As a member of the Board of Directors at Sabre Yachts, my family’s business, I personally share and understand many of the joys and challenges these dynamics create. I also have the pleasure of coaching several family business owners and executives. Over the years, I’ve learned a few secrets to success that can last generations. If you run a family business, answering these five questions is critical.
- Do we have the correct governance structure? Like a good insurance policy, governance is easy to ignore until you need it. A strong board of directors, chosen with intention to fulfill shareholder goals for a business, is imperative in creating CEO accountability and avoiding power concentration. This concept appears simple but is often complicated for family businesses to execute. Does being a family member or significant shareholder entitle a person to a board seat? Do you have professional, independent directors? Who has voting rights and effective control? Are there trusts or other ownership vehicles that could impact voting with generational transitions? Effective governance structures should provide a blueprint that answers these questions.
- Are management roles clearly defined? A well-run business is a wonderful asset for a family to enjoy, but a poorly-run business can easily become a nightmare. Consider the CEO. Whether she is from the family or is an “outsider” may make a difference in the composition of her management team. With a team of family members, management roles may become muddied. As with any business, develop straightforward, professional, and consistent evaluation and compensation systems for the team.
- Does my family relate to the business appropriately? The first two questions are relevant to all businesses, although answers to both generally bear strong imprints of families in business together. The unique dynamics of family-owned businesses truly emerge when we consider the lens of how members relate to the company. From a governance standpoint, family representation on the board requires clear policy. If family serves in management, outlining criteria for those roles is vital. Decide if family member performance is measured differently than other employees.
Before family members work at the company, it’s helpful to have a policy regarding whether previous, outside experience is required before joining the business.
To promote healthy familial relationships while maintaining a strong business, determine where and when is appropriate to talk about the organization. It’s easy for conversations to spill from the boardroom to the Thanksgiving table, and vice versa. Many successful family businesses schedule annual retreats with all generations to discuss questions of governance and strategy as well as family legacy, culture and philanthropy.
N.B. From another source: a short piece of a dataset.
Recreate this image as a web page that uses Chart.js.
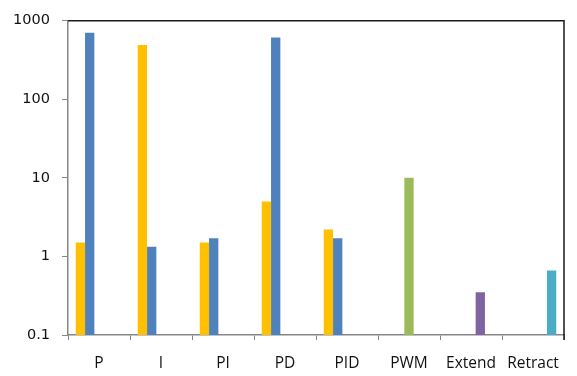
<!DOCTYPE html>
<html>
<head>
<meta charset="utf-8">
<script src="https://cdn.jsdelivr.net/npm/chart.js@4/dist/chart.umd.min.js"></script>
<style>
  html, body { margin: 0; padding: 0; background: #ffffff; }
  canvas { display: block; }
</style>
</head>
<body>
<canvas id="c" width="577" height="376"></canvas>
<script>
// Controller modes along the category axis
const categories = ['P', 'I', 'PI', 'PD', 'PID', 'PWM', 'Extend', 'Retract'];

// One value per category for each series (null = no bar)
const series1 = [1.5, 490, 1.5, 5, 2.2, null, null, null];
const series2 = [700, 1.33, 1.7, 610, 1.7, null, null, null];
const series3 = [null, null, null, null, null, 10, null, null];
const series4 = [null, null, null, null, null, null, 0.35, null];
const series5 = [null, null, null, null, null, null, null, 0.66];

// Log-scale tick values shown on the y axis
const yTicks = [0.1, 1, 10, 100, 1000];

const colors = ['#FFC000', '#4F81BD', '#9BBB59', '#8064A2', '#4BACC6'];
const seriesList = [series1, series2, series3, series4, series5];

const axisGray = '#868686';

// Dark frame along the top and right of the plot area
const framePlugin = {
  id: 'frame',
  afterDraw(chart) {
    const { ctx, chartArea: a } = chart;
    ctx.save();
    ctx.strokeStyle = '#1a1a1a';
    ctx.lineWidth = 1.5;
    ctx.beginPath();
    ctx.moveTo(a.left, a.top);
    ctx.lineTo(a.right, a.top);
    ctx.lineTo(a.right, a.bottom + 5);
    ctx.stroke();
    ctx.restore();
  }
};

new Chart(document.getElementById('c'), {
  type: 'bar',
  data: {
    labels: categories,
    datasets: seriesList.map((d, i) => ({
      label: 'Series ' + (i + 1),
      data: d,
      backgroundColor: colors[i],
      borderWidth: 0,
      barPercentage: 1.0,
      categoryPercentage: 0.75
    }))
  },
  options: {
    responsive: false,
    animation: false,
    devicePixelRatio: 1,
    layout: { padding: { top: 13, right: 13, left: 0, bottom: 0 } },
    plugins: {
      legend: { display: false },
      tooltip: { enabled: false }
    },
    scales: {
      x: {
        offset: true,
        grid: {
          display: true,
          drawOnChartArea: false,
          drawTicks: true,
          tickLength: 5,
          color: axisGray,
          offset: true
        },
        border: { color: axisGray, width: 1.5 },
        ticks: {
          color: '#111111',
          font: { family: 'Open Sans', size: 15.5 },
          padding: 14,
          maxRotation: 0,
          autoSkip: false
        },
        afterFit(scale) { scale.height = 41; }
      },
      y: {
        type: 'logarithmic',
        min: 0.1,
        max: 1000,
        afterBuildTicks(scale) {
          scale.ticks = yTicks.map(v => ({ value: v }));
        },
        grid: {
          display: true,
          drawOnChartArea: false,
          drawTicks: true,
          tickLength: 6,
          color: axisGray
        },
        border: { color: axisGray, width: 1.5 },
        ticks: {
          color: '#111111',
          font: { family: 'DejaVu Sans', size: 14.5 },
          padding: 12,
          callback: v => String(v)
        },
        afterFit(scale) { scale.width = 68; }
      }
    }
  },
  plugins: [framePlugin]
});
</script>
</body>
</html>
- Do we have a succession plan? Succession plans are dynamic, complex and driven by a myriad of factors, including external business conditions, differing family member needs for a liquidity event, and the appetite of younger generations to continue in the company. Succession planning can be tricky because without proactivity, it can quickly become time-sensitive. Many families make the mistake of delaying these discussions until the illness or passing of a family member. This can increase trauma and create chaos in business operations or ownership. Mitigate pain down the road and start succession planning before it’s needed. Revisit it often with the openness to adapt to new circumstances.
- Do we have the right advisors? Most families in business don’t venture alone and are in no shortage of would-be advisors proposing their services. From a professional standpoint, certain advisors have obvious roles: bankers, lawyers, consultants, etc. On the family side, some key advisors to consider are trust and estate attorneys, independent trustees, financial advisors and family coaches. Identifying the right advisors can be tricky, especially at the beginning of a relationship. For this reason, word-of-mouth and referrals are one the most effective ways to find advisors. Ideally, the right team will collaborate to help your family clarify and achieve its goals.
If you are an owner of a family business, lucky you. And also, good luck. Family businesses are not always easy, but spending time and seeking good advice to answer these five key questions will yield dividends for many generations.